"Dwight's Daily Dose of New Music": Ben Wonders "Where Did We Go Wrong"

The official new single from Ben Harper's latest album will be "Where Did We Go Wrong", so because I am a huge BH fan, I'll feature that today.

Here's some info from Twinvision:

This new album from BEN HARPER is a work largely inspired by the loss of a longtime friend and the lingering influence of a mercurial and charismatic father. BLOODLINE MAINTENANCE sees Harper performing the majority of the instruments on his own, spanning guitar, bass, drums and an eclectic assortment of percussions including a plastic toy snare. His 17th studio LP is the the first since 2020’s instrumental WINTER IS FOR LOVERS, and the first non-instrumental solo album of new songs since 2016. The new album is further fueled by Harper’s signature lap steel, supercharged through a powerful Dumble amplifier creating a truly unruly tone that Harper describes as “a sort of a merging of Robert Johnson and Jimi Hendrix.”

“It was like I was moving forward and venturing into places I had never been before,” he says. “Taking everything I’ve learned from every other record and kind of setting fire to it all and starting over. And I knew the sounds I was hearing in my head were so unorthodox that I had to do most of it myself.”

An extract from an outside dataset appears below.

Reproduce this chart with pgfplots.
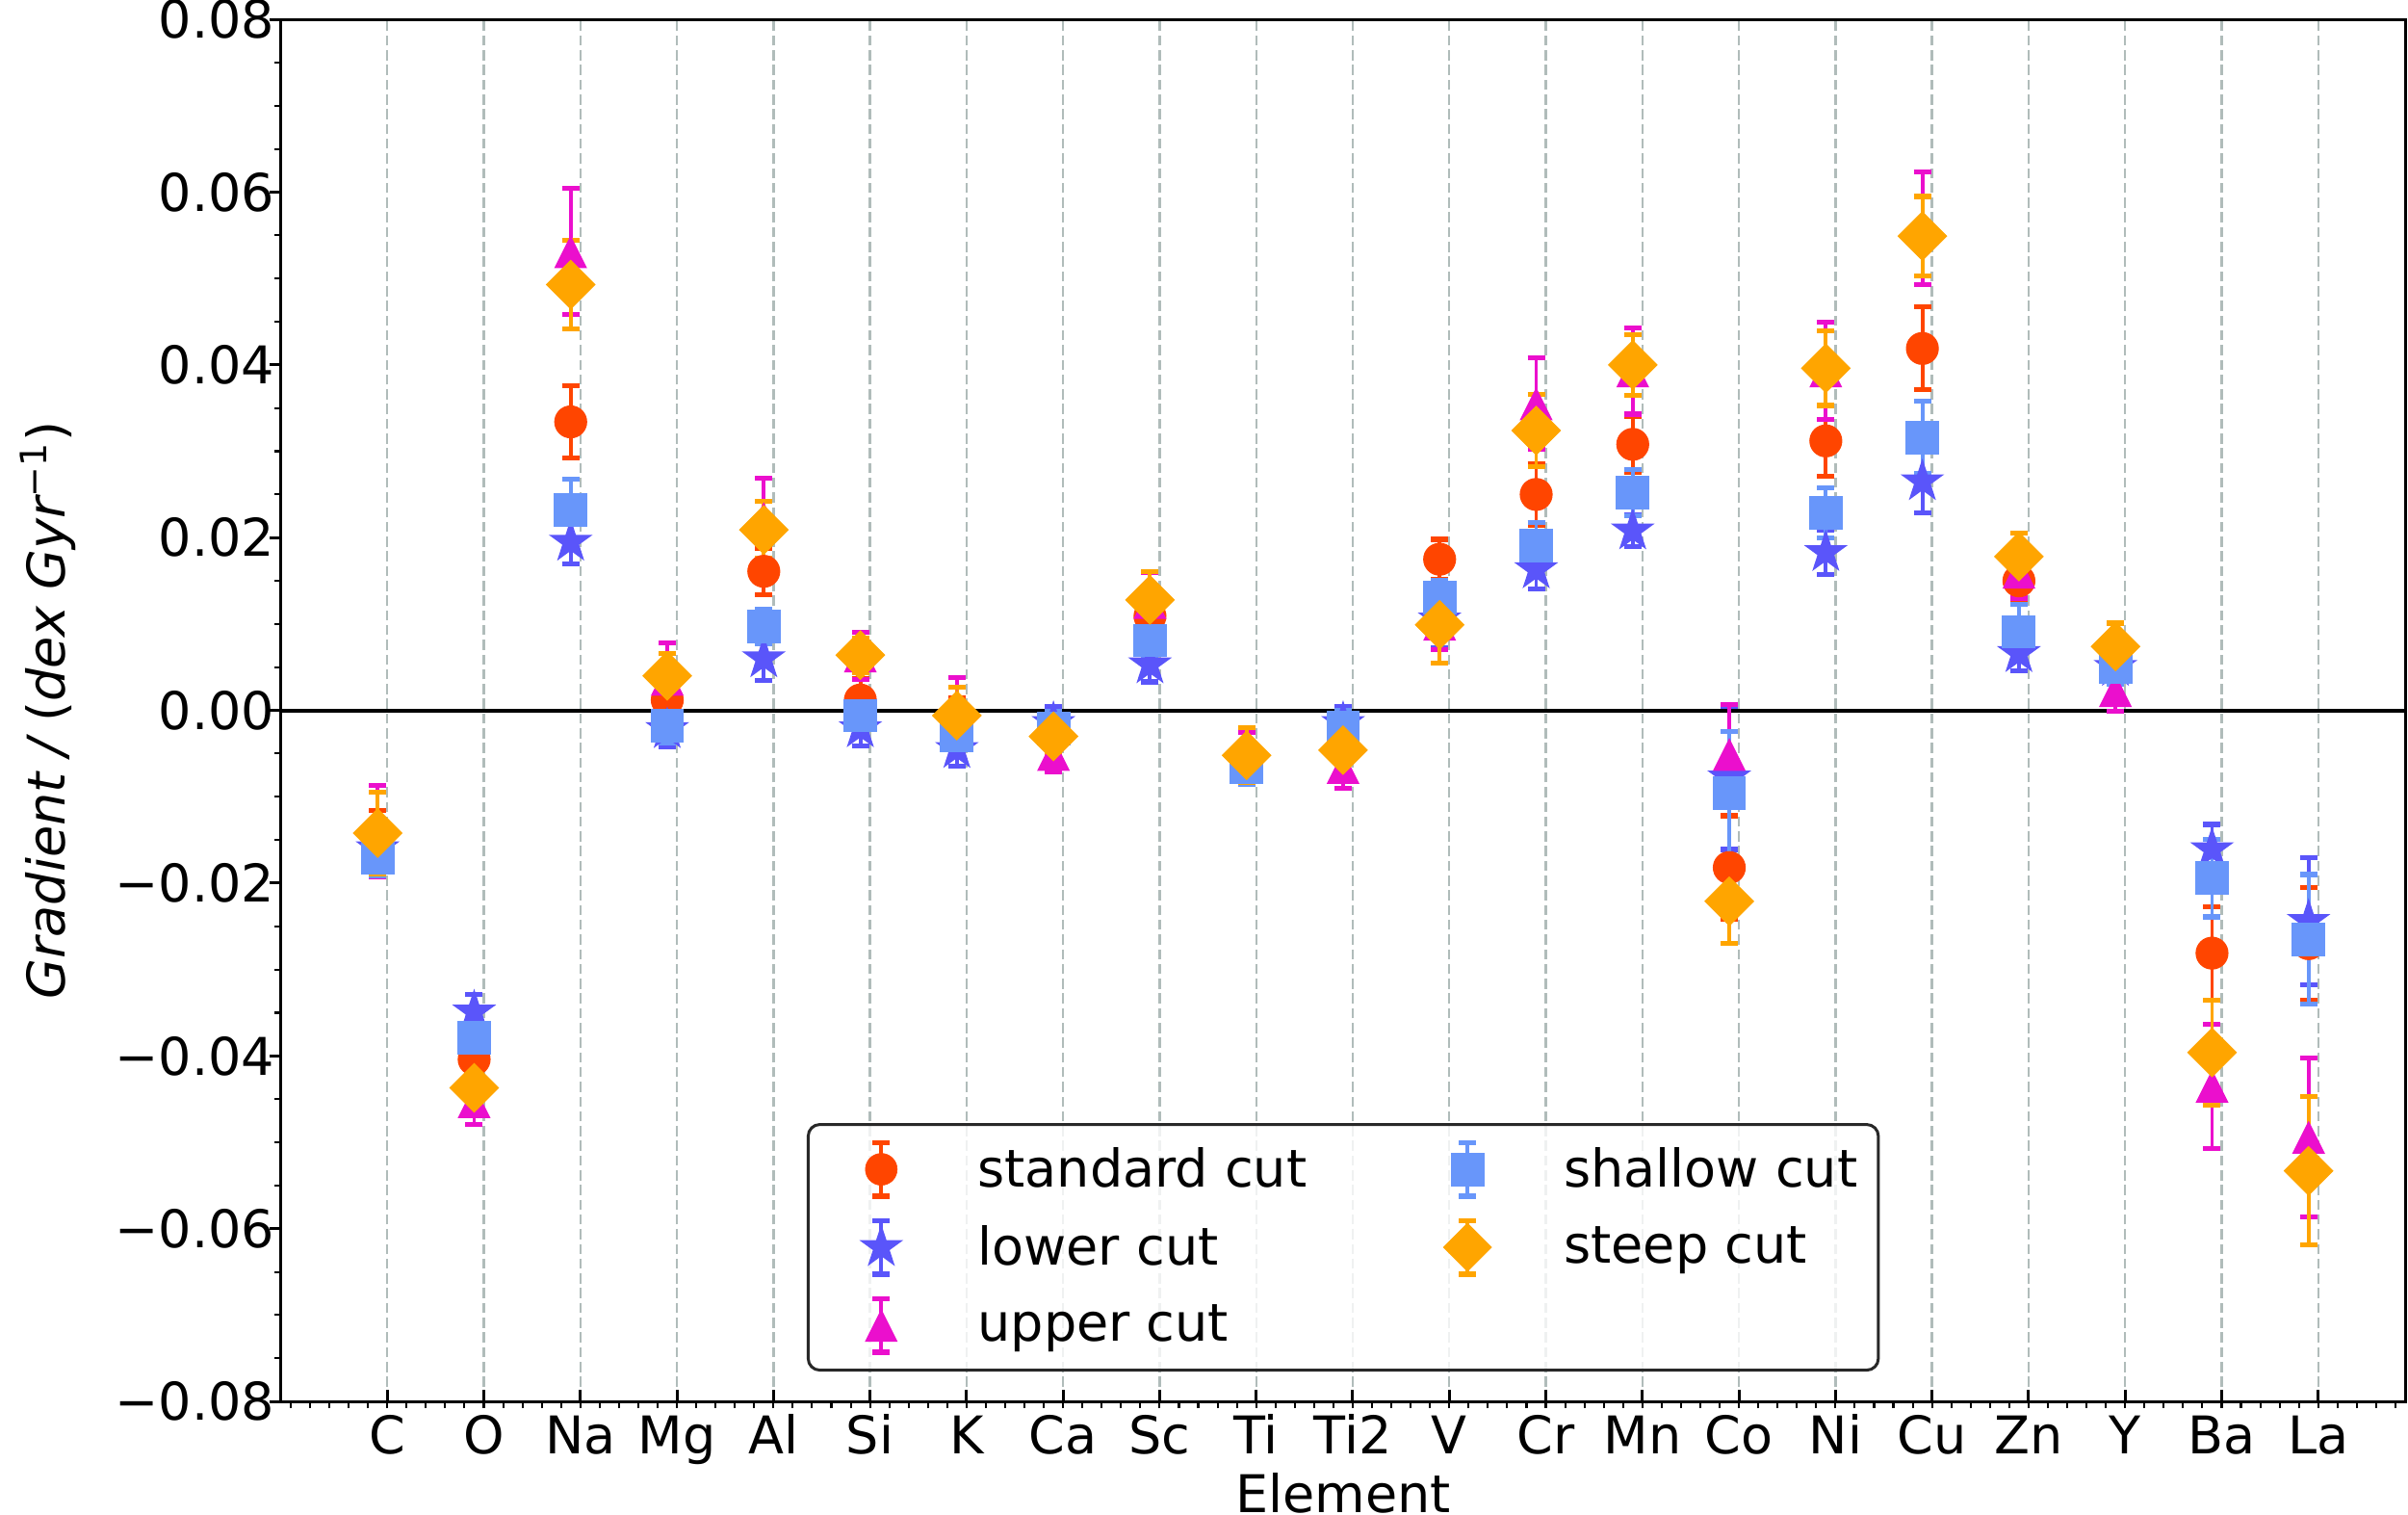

Applying the inventiveness of hip-hop to longstanding paradigms of soul, blues and jazz, spinning it all forward into a reconfiguration of a new black Americana, BLOODLINE MAINTENANCE continues Harper’s long history as one of his generation’s most potent protest singers. Persecuted by local authorities for being a communist, his grandfather moved his family west where their music store, the Folk Music Center and Museum in Claremont, CA, proved a vital hub in a thriving Southern California folk scene. There Harper learned guitar as a child, playing his first official gig at the age of 12. By the time he was 21, he was touring with blues legend Taj Mahal. The years that followed have seen Harper amass international critical applause and a worldwide fan following, winning three GRAMMY® Awards (out of seven total nominations) for his own genre-traversing body of work while also producing acclaimed albums by Mavis Staples, Rickie Lee Jones, The Blind Boys of Alabama, Natalie Maines, Ziggy Marley, and others. An inveterate collaborator, Harper has also recorded with a diverse span of artists ranging from John Lee Hooker, Charlie Musselwhite, and Jack Johnson to Ringo Starr, Keith Richards and, most recently, Harry Styles, contributing his signature guitar work to the latter superstar’s chart-topping new album, HARRY’S HOUSE.